4 декабря, когда французы высаживались в Одессе, из Ростова ушел штаб оккупантов во главе с майором Кокен-хаузеном.
Интересно об этом времени написал Деникин: «Осенью 1918 года германские корпуса, оккупировавшие Дон и Малороссию, разложились в одну неделю, повторив до известной степени пройденную нами историю митингов, советов, комитетов, свержения офицерского состава, а в некоторых частях — распродажи военного имущества, лошадей и оружия… Только тогда немцы поняли трагедию русского офицерства. И нашим добровольцам приходилось видеть не раз унижение и горькие слезы немецких офицеров — некогда надменных и бесстрастных.
— Ведь с нами, с русскими, это же самое сделали вы — собственными руками…
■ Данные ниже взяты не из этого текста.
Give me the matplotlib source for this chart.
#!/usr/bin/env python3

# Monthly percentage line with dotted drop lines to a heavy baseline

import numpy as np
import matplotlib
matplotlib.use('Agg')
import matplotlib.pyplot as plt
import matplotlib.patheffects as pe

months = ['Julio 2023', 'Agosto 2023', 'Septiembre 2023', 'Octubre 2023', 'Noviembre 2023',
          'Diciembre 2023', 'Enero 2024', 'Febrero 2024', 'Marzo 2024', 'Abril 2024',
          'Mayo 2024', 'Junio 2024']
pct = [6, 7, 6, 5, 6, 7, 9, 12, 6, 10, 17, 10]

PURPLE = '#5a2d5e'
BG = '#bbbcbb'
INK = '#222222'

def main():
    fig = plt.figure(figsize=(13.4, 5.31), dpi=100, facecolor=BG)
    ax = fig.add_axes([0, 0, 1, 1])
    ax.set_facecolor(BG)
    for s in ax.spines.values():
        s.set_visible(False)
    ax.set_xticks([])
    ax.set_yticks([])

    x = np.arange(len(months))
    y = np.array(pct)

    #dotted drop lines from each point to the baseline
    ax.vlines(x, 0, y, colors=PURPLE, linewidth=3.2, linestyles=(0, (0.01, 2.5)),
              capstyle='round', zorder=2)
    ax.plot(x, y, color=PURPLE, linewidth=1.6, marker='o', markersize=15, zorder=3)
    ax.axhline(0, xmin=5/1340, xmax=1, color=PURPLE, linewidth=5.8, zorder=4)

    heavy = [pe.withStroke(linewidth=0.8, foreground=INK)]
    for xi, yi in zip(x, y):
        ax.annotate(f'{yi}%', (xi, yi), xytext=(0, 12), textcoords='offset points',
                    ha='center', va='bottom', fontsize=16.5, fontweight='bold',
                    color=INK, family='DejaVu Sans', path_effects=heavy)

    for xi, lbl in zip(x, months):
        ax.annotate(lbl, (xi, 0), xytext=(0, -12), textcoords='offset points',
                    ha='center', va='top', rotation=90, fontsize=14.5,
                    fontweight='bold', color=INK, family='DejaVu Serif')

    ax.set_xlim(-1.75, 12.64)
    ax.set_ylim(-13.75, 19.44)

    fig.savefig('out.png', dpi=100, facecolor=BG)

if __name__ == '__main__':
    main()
— Нет, не мы — наше правительство — отвечали они.
Зимою 1918 года я, как командующий Добровольческой армией, получил предложение от группы германских офицеров, желавших поступить в нашу армию рядовыми добровольцами…»
Наиболее кроваво уход немцев сказался на Юге Новороссии. Если границу Области Войска Донского еще худо-бедно охраняли кавалерийскими заставами донцов и переброшенной Деникиным с Северного Кавказа 3-й пехотной дивизией (2,5 тысячи штыков) генерал-лейтенанта Владимира Май-Маевского (весной вступил рядовым в Дроздовский отряд) с бронепоездами, броневиками и авиационными отрядами, то украинская сторона после ухода немцев просто вспучилась мятежами. В Каменноугольный район, где было сильное влияние большевиков, Краснов выдвинул части 3-й и 2-й Донских дивизий и занял Луганск, Дебальцево и Мариуполь, но отсутствие германской помощи и недоверие союзников делали эффект от этого заслона весьма эфемерным. До первого серьезного натиска красных.
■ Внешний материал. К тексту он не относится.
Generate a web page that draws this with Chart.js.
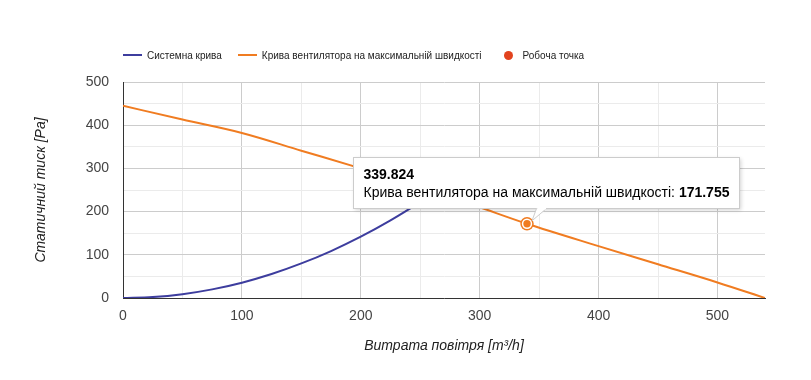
<!DOCTYPE html>
<html><head><meta charset="utf-8">
<script src="https://cdn.jsdelivr.net/npm/chart.js@4.4.1/dist/chart.umd.min.js"></script>
<style>
html,body{margin:0;padding:0;background:#fff;}
#wrap{position:relative;width:811px;height:380px;}
#legend{position:absolute;left:123px;top:48px;height:14px;display:flex;align-items:center;font:10px "Liberation Sans",Arial,sans-serif;color:#222;white-space:nowrap;}
#legend .it{display:flex;align-items:center;}
#legend .ln{display:inline-block;width:19px;height:2px;margin-right:5px;}
#legend .dt{display:inline-block;width:9px;height:9px;border-radius:50%;margin-right:10px;}
</style>
</head><body>
<div id="wrap"><canvas id="c" width="811" height="380"></canvas><div id="legend"></div></div>
<script>
// ---- data ----
const seriesNames = ['Системна крива', 'Крива вентилятора на максимальній швидкості', 'Робоча точка'];
const systemX = [0, 25, 50, 75, 100, 125, 150, 175, 200, 225, 250, 263];
const systemY = [0, 2.2, 8.9, 20, 35.5, 55.5, 80, 108.7, 142, 179.7, 221.9, 245.5];
const fanX = [0, 50, 100, 150, 200, 250, 300, 339.824, 400, 450, 500, 540];
const fanY = [445, 413, 382, 341, 300, 258, 210, 171.755, 120, 78, 36, 0];
const workX = [263];
const workY = [245.5];
const hoverX = 339.824;
const hoverY = 171.755;
const xTicks = [0, 50, 100, 150, 200, 250, 300, 350, 400, 450, 500];
const yTicks = [0, 50, 100, 150, 200, 250, 300, 350, 400, 450, 500];
const xTitle = 'Витрата повітря [m³/h]';
const yTitle = 'Статичний тиск [Pa]';

const colors = ['#3d3d9e', '#f07c21', '#e2431e'];
const FONT = '"Liberation Sans", Arial, sans-serif';

const toPts = (xs, ys) => xs.map((x, i) => ({x, y: ys[i]}));

const hoverPlugin = {
  id: 'hoverTip',
  afterDraw(chart) {
    const ctx = chart.ctx;
    const px = chart.scales.x.getPixelForValue(hoverX);
    const py = chart.scales.y.getPixelForValue(hoverY);
    // marker
    ctx.save();
    ctx.beginPath(); ctx.arc(px, py, 6.7, 0, Math.PI * 2); ctx.fillStyle = colors[1]; ctx.fill();
    ctx.beginPath(); ctx.arc(px, py, 5.2, 0, Math.PI * 2); ctx.fillStyle = '#fff'; ctx.fill();
    ctx.beginPath(); ctx.arc(px, py, 3.7, 0, Math.PI * 2); ctx.fillStyle = colors[1]; ctx.fill();
    // tooltip
    const title = hoverX.toFixed(3);
    const label = seriesNames[1] + ': ';
    const val = hoverY.toFixed(3);
    ctx.font = '14px ' + FONT;
    const wLabel = ctx.measureText(label).width;
    ctx.font = 'bold 14px ' + FONT;
    const wVal = ctx.measureText(val).width;
    const w = Math.round(wLabel + wVal + 20);
    const left = Math.round(px - 174) + 0.5, top = Math.round(py - 67) + 0.5;
    const h = 51, bottom = top + h;
    ctx.shadowColor = 'rgba(0,0,0,0.18)';
    ctx.shadowBlur = 4; ctx.shadowOffsetX = 1; ctx.shadowOffsetY = 1;
    ctx.fillStyle = '#fff';
    ctx.fillRect(left, top, w, h);
    ctx.shadowColor = 'transparent';
    ctx.strokeStyle = '#cccccc'; ctx.lineWidth = 1;
    ctx.strokeRect(left, top, w, h);
    // tail
    const b1 = left + 183, b2 = left + 193, tx = px + 5, ty = py - 3;
    ctx.beginPath(); ctx.moveTo(b1, bottom); ctx.lineTo(tx, ty); ctx.lineTo(b2, bottom); ctx.closePath();
    ctx.fillStyle = '#fff'; ctx.fill();
    ctx.beginPath(); ctx.moveTo(b1, bottom); ctx.lineTo(tx, ty); ctx.lineTo(b2, bottom);
    ctx.strokeStyle = '#cccccc'; ctx.stroke();
    ctx.fillStyle = '#fff'; ctx.fillRect(b1 + 1, bottom - 1, b2 - b1 - 1.5, 2);
    // text
    ctx.fillStyle = '#000';
    ctx.textBaseline = 'alphabetic'; ctx.textAlign = 'left';
    ctx.font = 'bold 14px ' + FONT;
    ctx.fillText(title, left + 10, top + 21);
    ctx.font = '14px ' + FONT;
    ctx.fillText(label, left + 10, top + 39);
    ctx.font = 'bold 14px ' + FONT;
    ctx.fillText(val, left + 10 + wLabel, top + 39);
    ctx.restore();
  }
};

const chart = new Chart(document.getElementById('c'), {
  type: 'line',
  data: {
    datasets: [
      {label: seriesNames[0], data: toPts(systemX, systemY), borderColor: colors[0], borderWidth: 2, pointRadius: 0, cubicInterpolationMode: 'monotone', fill: false, order: 2},
      {label: seriesNames[1], data: toPts(fanX, fanY), borderColor: colors[1], borderWidth: 2, pointRadius: 0, cubicInterpolationMode: 'monotone', fill: false, order: 1},
      {label: seriesNames[2], data: toPts(workX, workY), type: 'scatter', showLine: false, backgroundColor: colors[2], borderColor: colors[2], pointRadius: 4.5, order: 3}
    ]
  },
  options: {
    responsive: false,
    animation: false,
    events: [],
    layout: {padding: {left: 0, right: 46, top: 82, bottom: 0}},
    plugins: {legend: {display: false}, tooltip: {enabled: false}},
    scales: {
      x: {
        type: 'linear', min: 0, max: 540,
        afterBuildTicks: s => { s.ticks = xTicks.map(v => ({value: v})); },
        afterFit: s => { s.height = 82; },
        ticks: {callback: v => (v % 100 === 0 ? String(v) : ''), font: {family: FONT, size: 14}, color: '#444', padding: 10, maxRotation: 0, autoSkip: false},
        grid: {color: c => (c.tick && c.tick.value % 100 === 0 ? '#cccccc' : '#ebebeb'), drawTicks: false},
        border: {color: '#333333'},
        title: {display: true, text: xTitle, font: {family: FONT, size: 14, style: 'italic'}, color: '#222', padding: {top: 0, bottom: 25}}
      },
      y: {
        type: 'linear', min: 0, max: 500,
        afterBuildTicks: s => { s.ticks = yTicks.map(v => ({value: v})); },
        afterFit: s => { s.width = 123; },
        ticks: {callback: v => (v % 100 === 0 ? String(v) : ''), font: {family: FONT, size: 14}, color: '#444', padding: 14, autoSkip: false},
        grid: {color: c => (c.tick && c.tick.value % 100 === 0 ? '#cccccc' : '#ebebeb'), drawTicks: false},
        border: {color: '#333333'},
        title: {display: true, text: yTitle, font: {family: FONT, size: 14, style: 'italic'}, color: '#222', padding: {top: 33, bottom: 0}}
      }
    }
  },
  plugins: [hoverPlugin]
});

// legend built from datasets
const lg = document.getElementById('legend');
chart.data.datasets.forEach((ds, i) => {
  const it = document.createElement('span');
  it.className = 'it';
  if (i > 0) it.style.marginLeft = (i === 1 ? '16px' : '22px');
  const mk = document.createElement('span');
  if (ds.type === 'scatter') { mk.className = 'dt'; mk.style.background = ds.backgroundColor; }
  else { mk.className = 'ln'; mk.style.background = ds.borderColor; }
  const tx = document.createElement('span');
  tx.textContent = ds.label;
  it.appendChild(mk); it.appendChild(tx);
  lg.appendChild(it);
});
</script>
</body></html>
В Донбасс начали инфильтрацию большевистские агитаторы, вновь формируя отряды Красной гвардии. Атаман Гайдамацкого коша Симон Петлюра и бывший премьер-министр УНР Владимир Винниченко подняли восстание против гетмана Скоропадского и с помощью сечевых стрельцов Евгения Коновальца (один из создателей ОУН) пошли на Киев, где провозгласили создание Директории. С ними шли на «мать городов русских» все, кто хотел пограбить помещичьи имения и тряхнуть богатых мещан. В Гуляй-Поле вольготно себя чувствовали партизанские отряды Нестора Махно, Федора Зубкова и Иванько. Только на Херсонщине и в Таврии партизанили крестьянские отряды командиров Масенко, Горбенко, Павловского, Ткаченко, Тарана и др. (до 120 отрядов), которые вообще не придерживались никакой политической ориентации и считались «зелеными». Атаман Григорьев с «Херсонской дивизией», в которую вошли 6 тысяч штыков из 117 отрядов, захватил Николаев, Херсон, Бирзулу, Колосовку и угрожал Одессе.